Take the redcedar for example. Known as a "pioneer" species, it is one of the first trees to begin growing on "disturbed" or abandoned pastures and fields. We have a very small grove of them in front of our home. Among the birds I've seen feeding on the lovely blue berries, produced only by the female trees, are robins, titmice, cedar waxwings, downy woodpeckers and starlings. Our overly abundant gray squirrels and cottontail rabbits also feed on them along with racoons, opposums and other small mammals. Within the first few inches of soil under the trees, lives a whole other universe, microscopic in nature, that feeds on the decaying plant material the cedars shed as they grow ... their needlie leaves, berries, the stringy bark.

The Female Of The Species With Her Lovely Blue Berries

Cedars also provide nesting sights and places to hide from the villains of the animal world. When a hungry hawk swoops through the yard looking for a quick bite, the birds at the feeders scatter quickly to the darkest corners of the cedar grove until the threat is past. The dense foliage, green all year, also gives protection from winter's cold winds and harsh weather. In return for all of these favors, the birds who feast on the berries, spread the undigested seeds across the land, planting small forests of cedars, provided that the owner of the land where these groves pop up let them remain standing.

In the heat of the summer, I often sit in the cool shade of these trees enjoying the birds going about their lives around me while I sip a gin and tonic. The flavor of the gin, of course, comes from the berries of cedar trees.

We humans use the wood of the redcedar for a multitude of items, including furniture, as in your cedar chest where you store your wool sweaters and socks. The wonderful aroma of the cedar keeps wool hungry moths away. Here in the south, the trees are often cut and used as Christmas trees.

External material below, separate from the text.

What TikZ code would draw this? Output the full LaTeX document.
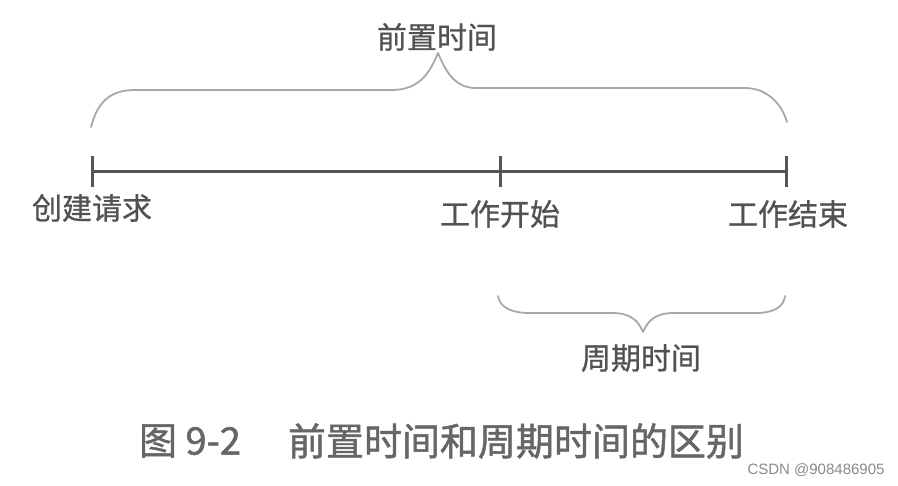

Last but not least, cedars, along with all other green trees and plants, provide oxygen for us to breathe, while they take in carbon dioxide, which we are pumping into the air at an alarming rate due to our use of carbon saturated fuels, contributing to our problems with global warming. That alone seems reason enough to leave them standing.


Lucy said...

Lovely piece. The blue berries are not familiar, except as juniper (same root word as 'gin'!).
What about putting this in for 'Festival of the Trees'?
Get to it via 'Via Negativa'. I keep meaning to put a link to it in my sidebar but I haven't got around to it! I'll do it now!

jzr said...

Thanks, Lucy! I'll send it on! Yes, they are the same thing as Juniper berries.

marja-leena said...

Lovely post and yes, do send it in for the Festival of Trees. I also thought of juniper berries and the gin made from them. Do you know what variety of cedar these are, so different from the Pacific Northwestern ones.

paris parfait said...

I love cedar trees and grew up on a street lined with them (and named after them). I often wished I'd paid more attention when my grandparents were talking about the trees all around us. Now I see trees and can't always identify what kind they are.